WORK TO DO:
Determine how many lines contain the string "this" and reply with that number alone.

ENTRIES PROVIDED:
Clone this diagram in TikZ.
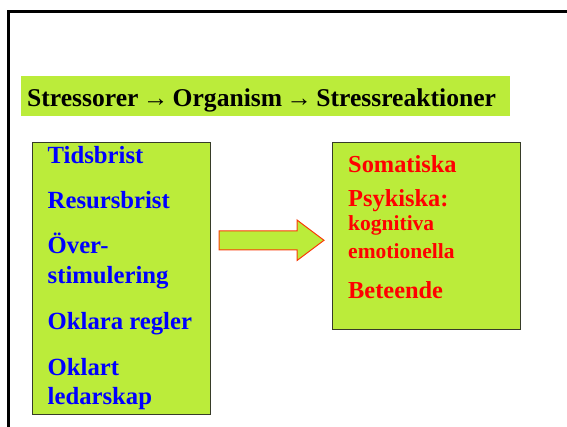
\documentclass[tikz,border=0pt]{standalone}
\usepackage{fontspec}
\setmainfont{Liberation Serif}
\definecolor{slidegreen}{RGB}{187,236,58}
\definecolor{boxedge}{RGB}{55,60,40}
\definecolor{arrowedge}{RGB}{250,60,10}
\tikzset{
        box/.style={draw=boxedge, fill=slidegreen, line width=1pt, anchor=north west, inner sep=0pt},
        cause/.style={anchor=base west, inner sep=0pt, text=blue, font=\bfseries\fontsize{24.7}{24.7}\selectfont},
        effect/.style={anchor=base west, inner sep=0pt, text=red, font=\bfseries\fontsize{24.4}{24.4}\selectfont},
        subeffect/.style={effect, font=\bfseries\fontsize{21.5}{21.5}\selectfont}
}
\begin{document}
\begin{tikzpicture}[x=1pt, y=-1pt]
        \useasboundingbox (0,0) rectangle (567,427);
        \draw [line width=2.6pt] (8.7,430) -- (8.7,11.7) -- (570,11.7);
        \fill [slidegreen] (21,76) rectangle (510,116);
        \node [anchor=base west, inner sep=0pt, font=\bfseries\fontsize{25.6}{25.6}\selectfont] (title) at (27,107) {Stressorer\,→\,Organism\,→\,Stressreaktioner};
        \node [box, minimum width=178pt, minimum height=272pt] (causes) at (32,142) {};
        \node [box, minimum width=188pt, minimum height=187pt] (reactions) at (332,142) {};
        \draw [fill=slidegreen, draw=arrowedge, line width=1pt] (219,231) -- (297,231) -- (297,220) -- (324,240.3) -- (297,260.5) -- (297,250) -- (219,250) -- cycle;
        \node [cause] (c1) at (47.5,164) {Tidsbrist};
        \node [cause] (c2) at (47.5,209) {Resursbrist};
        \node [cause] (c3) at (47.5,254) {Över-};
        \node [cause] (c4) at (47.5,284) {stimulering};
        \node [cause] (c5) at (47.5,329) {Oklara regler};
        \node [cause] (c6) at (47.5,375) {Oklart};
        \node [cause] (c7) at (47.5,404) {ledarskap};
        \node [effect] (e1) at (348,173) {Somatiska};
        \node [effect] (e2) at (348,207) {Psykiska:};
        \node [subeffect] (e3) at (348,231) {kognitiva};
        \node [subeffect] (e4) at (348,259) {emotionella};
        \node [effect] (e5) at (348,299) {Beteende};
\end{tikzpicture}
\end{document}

--

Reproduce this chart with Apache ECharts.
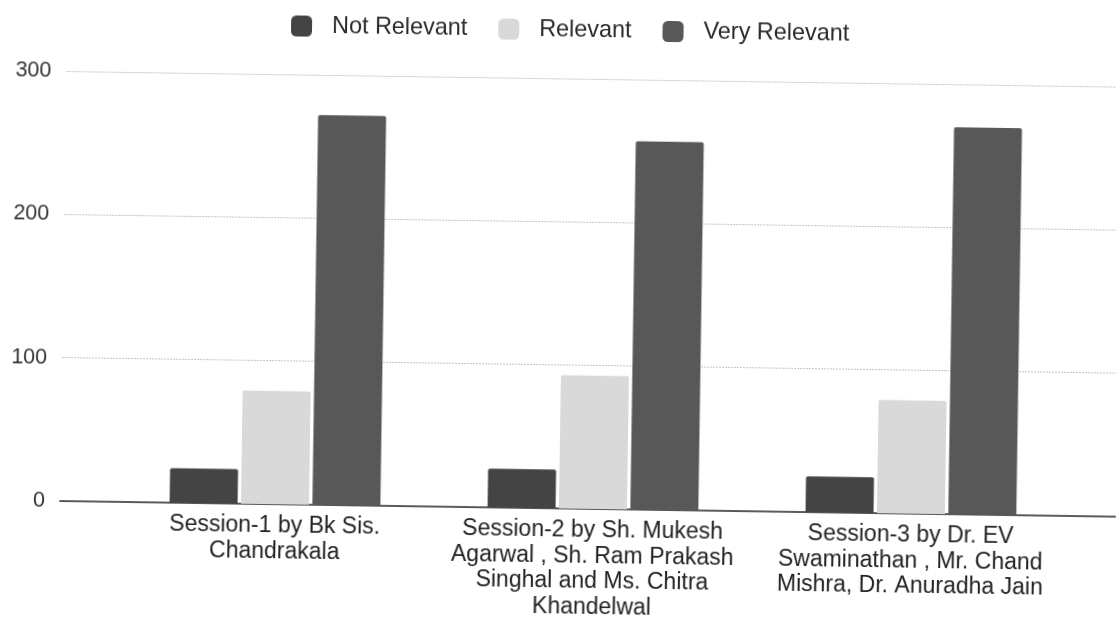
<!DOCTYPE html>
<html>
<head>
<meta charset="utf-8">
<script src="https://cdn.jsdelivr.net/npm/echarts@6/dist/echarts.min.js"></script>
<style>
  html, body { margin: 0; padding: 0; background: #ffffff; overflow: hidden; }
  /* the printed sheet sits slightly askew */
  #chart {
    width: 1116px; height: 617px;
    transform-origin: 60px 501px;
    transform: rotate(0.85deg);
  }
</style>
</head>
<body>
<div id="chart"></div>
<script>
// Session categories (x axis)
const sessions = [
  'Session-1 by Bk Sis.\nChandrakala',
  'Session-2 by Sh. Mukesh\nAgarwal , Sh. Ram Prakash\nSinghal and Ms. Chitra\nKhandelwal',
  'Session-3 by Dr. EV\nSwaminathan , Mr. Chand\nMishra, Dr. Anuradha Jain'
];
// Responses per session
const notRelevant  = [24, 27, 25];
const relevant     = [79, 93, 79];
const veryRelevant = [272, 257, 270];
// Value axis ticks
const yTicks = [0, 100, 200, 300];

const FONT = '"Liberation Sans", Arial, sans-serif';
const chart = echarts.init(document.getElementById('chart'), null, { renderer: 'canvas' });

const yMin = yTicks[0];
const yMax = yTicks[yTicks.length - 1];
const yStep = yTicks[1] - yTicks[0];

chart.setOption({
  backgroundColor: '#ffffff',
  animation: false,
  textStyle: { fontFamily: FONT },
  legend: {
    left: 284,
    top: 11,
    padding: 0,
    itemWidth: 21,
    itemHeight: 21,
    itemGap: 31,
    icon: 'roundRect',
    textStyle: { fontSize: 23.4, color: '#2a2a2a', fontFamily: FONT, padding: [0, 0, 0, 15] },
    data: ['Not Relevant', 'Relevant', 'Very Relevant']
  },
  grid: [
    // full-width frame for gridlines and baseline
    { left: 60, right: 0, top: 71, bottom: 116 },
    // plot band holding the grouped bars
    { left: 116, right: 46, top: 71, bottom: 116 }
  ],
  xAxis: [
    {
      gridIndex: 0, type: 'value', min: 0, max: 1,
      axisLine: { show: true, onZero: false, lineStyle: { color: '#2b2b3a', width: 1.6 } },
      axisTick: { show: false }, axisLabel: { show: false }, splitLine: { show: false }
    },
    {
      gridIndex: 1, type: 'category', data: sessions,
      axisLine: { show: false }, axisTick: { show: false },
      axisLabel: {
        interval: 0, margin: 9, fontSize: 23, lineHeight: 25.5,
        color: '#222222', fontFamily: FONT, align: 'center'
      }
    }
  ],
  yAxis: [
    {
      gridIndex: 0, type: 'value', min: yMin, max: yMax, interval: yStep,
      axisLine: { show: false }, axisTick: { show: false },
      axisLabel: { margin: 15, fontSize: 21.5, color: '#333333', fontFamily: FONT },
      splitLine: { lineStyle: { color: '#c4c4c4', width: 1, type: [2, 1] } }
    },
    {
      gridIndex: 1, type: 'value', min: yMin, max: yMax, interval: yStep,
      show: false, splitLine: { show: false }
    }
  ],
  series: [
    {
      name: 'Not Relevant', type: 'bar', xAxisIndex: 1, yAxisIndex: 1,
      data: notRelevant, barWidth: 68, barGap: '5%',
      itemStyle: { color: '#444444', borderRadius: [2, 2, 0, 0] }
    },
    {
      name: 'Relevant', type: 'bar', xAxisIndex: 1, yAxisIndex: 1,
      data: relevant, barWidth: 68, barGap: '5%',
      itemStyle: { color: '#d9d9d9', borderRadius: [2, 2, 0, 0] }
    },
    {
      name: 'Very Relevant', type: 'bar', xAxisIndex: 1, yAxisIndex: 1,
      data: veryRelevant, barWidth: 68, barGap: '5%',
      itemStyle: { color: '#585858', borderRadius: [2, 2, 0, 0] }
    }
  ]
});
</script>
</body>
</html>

THE RESULT:
2